La Nobel Annie Ernaux: l'aborto in tutte le Costituzioni europee

«Memoria, emancipazione, femminismo. Parole che fluttuano di bocca in bocca, di penna in penna mentre si ascolta Annie Ernaux. Quando il 6 ottobre scorso è stata annunciata la vittoria del premio Nobel per la letteratura assegnato all’autrice francese, il giro italiano per la promozione del documentario realizzato insieme al figlio David Ernaux – Briot era già stato fissato nelle sue tappe: dopo la partecipazione al Festival del cinema di Roma è stata la volta di Bologna. La XV edizione del festival Archivio Aperto, organizzato da Home Movies - Archivio Nazionale del Film di Famiglia di Bologna è dedicato alla riscoperta del patrimonio audiovisivo privato, familiare e amatoriale e Annie Ernaux e il figlio hanno presentato “Les années super8”: un montaggio dei loro filmini di famiglia girati a partire dagli anni ’70. Frammenti di vita quotidiana, viaggi, gite che si fanno testimonianza di una società in trasformazione.
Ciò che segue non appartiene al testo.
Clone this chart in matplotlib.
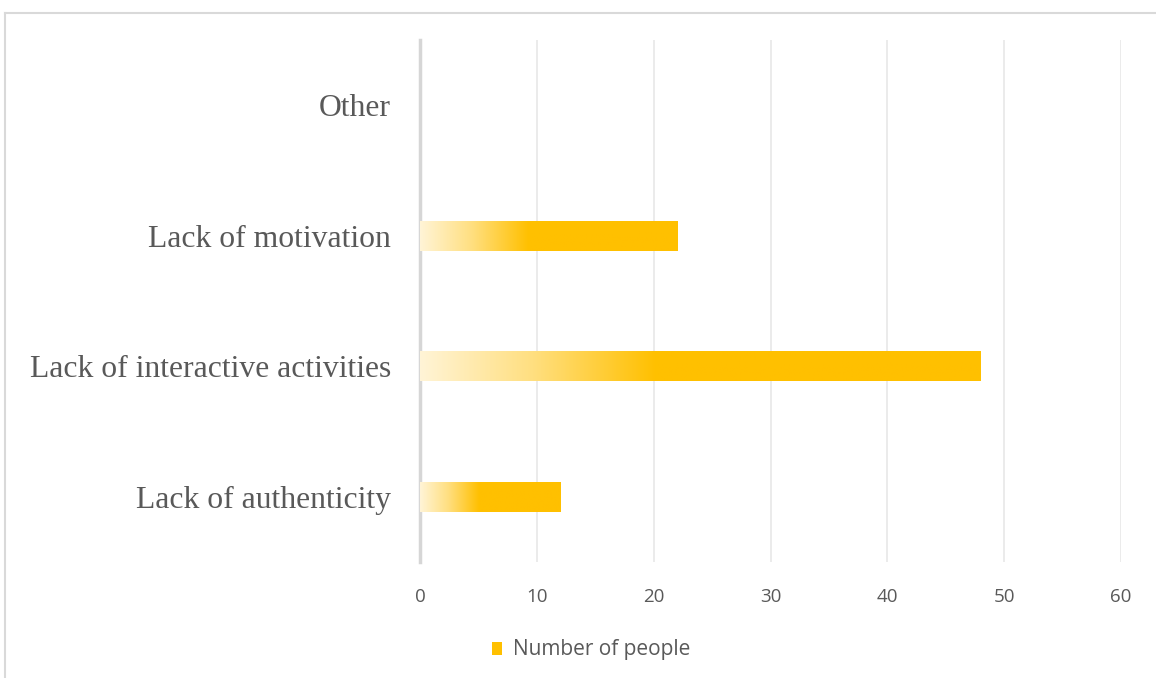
import numpy as np
import matplotlib.pyplot as plt
from matplotlib.colors import LinearSegmentedColormap
from matplotlib.patches import Rectangle

categories = ['Lack of authenticity', 'Lack of interactive activities',
              'Lack of motivation', 'Other']
values = [12, 48, 22, 0]
series_name = 'Number of people'
xticks = [0, 10, 20, 30, 40, 50, 60]

gold = '#FFC000'
cmap = LinearSegmentedColormap.from_list(
    'gold', [(0, '#FFF4D6'), (0.2, '#FFDF80'), (0.42, gold), (1, gold)])
grad = np.linspace(0, 1, 256).reshape(1, -1)

fig = plt.figure(figsize=(11.56, 6.78), dpi=100)
ax = fig.add_axes([420 / 1156, 1 - 562 / 678, 701 / 1156, 522 / 678])

y = np.arange(len(categories))
bars = ax.barh(y, values, height=0.23, color='none', edgecolor='none')
for b in bars:
    x0, y0 = b.get_x(), b.get_y()
    w, h = b.get_width(), b.get_height()
    if w <= 0:
        continue
    im = ax.imshow(grad, cmap=cmap, aspect='auto', extent=[x0, x0 + w, y0, y0 + h],
                   interpolation='bilinear', zorder=3)
    im.set_clip_path(b)

ax.set_xlim(0, 60)
ax.set_ylim(-0.5, len(categories) - 0.5)
ax.set_xticks(xticks)
ax.set_yticks(y)
ax.set_yticklabels(categories, fontfamily='Liberation Serif', fontsize=22.8, color='#595959')
ax.tick_params(axis='x', length=0, labelsize=13.5, labelcolor='#595959', pad=19)
ax.tick_params(axis='y', length=0, pad=21)
for lab in ax.get_xticklabels():
    lab.set_fontfamily('Open Sans')
ax.grid(axis='x', color='#E8E8E8', lw=1.2, zorder=0)
ax.set_axisbelow(True)
for s in ['top', 'right', 'bottom']:
    ax.spines[s].set_visible(False)
ax.spines['left'].set_color('#D6D6D6')
ax.spines['left'].set_linewidth(2.5)

leg_handle = Rectangle((0, 0), 1, 1, facecolor=gold, edgecolor='none')
leg = fig.legend([leg_handle], [series_name], loc='center', bbox_to_anchor=(591 / 1156, 1 - 650 / 678),
                 frameon=False, handlelength=0.5, handleheight=0.6, handletextpad=0.5,
                 prop={'family': 'Open Sans', 'size': 15})
for t in leg.get_texts():
    t.set_color('#595959')

# outer chart border
fig.add_artist(plt.Line2D([5 / 1156, 1], [1 - 13 / 678, 1 - 13 / 678], color='#D9D9D9', lw=1.5))
fig.add_artist(plt.Line2D([5 / 1156, 5 / 1156], [0, 1 - 13 / 678], color='#D9D9D9', lw=1.5))

fig.savefig('out.png', dpi=100)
Non capita tutti i giorni di incontrare un premio nobel, se poi questa figura coincide con quella di una tra le scrittrici che più si amano allora l’occasione assume contorni vicini a quelli di una fortunata casualità. Ed eccola incedere Annie Ernaux, entrare in sala col passo quieto dei suoi anni e gli occhi guizzanti del suo pensiero, profondo, paziente, combattivo, al servizio della quotidianità e allo stesso tempo delle cose grandi del mondo.
Raccontando come il processo di formazione della memoria è stato tradotto in immagini, realizzando questo progetto, la scrittrice francese ha spiegato: «Penso che il tempo sia l’elemento principale delle nostre vite, il processo della memoria si basa su ricordi personali, su fatti privati che in questo caso abbiamo messo insieme seguendo un ordine cronologico fino a diventate racconto della storia sociale».
Parlare di letteratura e di libri non è esattamente la priorità: quando si diventa un Nobel si assumono le sembianze di un paladino delle cause sociali, in questo caso di una paladina, anche se sempre Annie Ernaux nei suoi libri ha affrontato temi caldi della società contemporanea, tracciati con una scrittura essenziale e affilata: diritto all’aborto, emancipazione femminile, parità di genere, solitudine, piattezza nel matrimonio.
A proposito delle continue minacce al diritto d’aborto risponde: «Le donne hanno la possibilità di avere figli e questo dalla preistoria ha sempre dato fastidio agli uomini, il non poter controllare questo fatto. Ora questo desiderio di controllo da parte degli uomini non è così esplicito da un punto di vista freudiano ma agisce ancora nelle menti di qualcuno».
La pratica della scrittura ha aiutato Annie Ernaux ad attraversare un senso di vergogna, «senza mai risolverlo», sottolinea, dettato dalle umili origini: i genitori appartenevano alla classe proletaria e lei, studiando e diventando un’insegnate di lettere si è allontanata da quel mondo.
In apertura del libro “Il posto”, dedicato al padre, cita Jean Genet: «Scrivere è l’ultima risposta quando abbiamo tradito». Non sa cosa accadrà ora che ha vinto il Nobel: «Spero di poter continuare a fare quello che stavo facendo. Di certo continuerò la lotta per garantire i diritti delle donne, ho il desiderio che il diritto all’aborto diventi costituzionale sia in Francia che a livello europeo». Continuerà anche a tenere la sua posizione riguardo l’apertura delle frontiere e la necessità che l’Europa non diventi una fortezza ma che sia accessibile a chi ne ha bisogno.
Sul perché mantiene il cognome dell’ex marito risponde: «Ai tempi in cui mi sono sposata questa era la cosa più comune. Anni dopo, nel 1974, alla pubblicazione del mio primo libro “Gli armadi vuoti” avrei potuto scegliere diversamente ma a quel punto la decisione di mantenere il cognome Ernaux esprimeva proprio la nuova identità che avevo assunto, è stata anche una scelta di coraggio».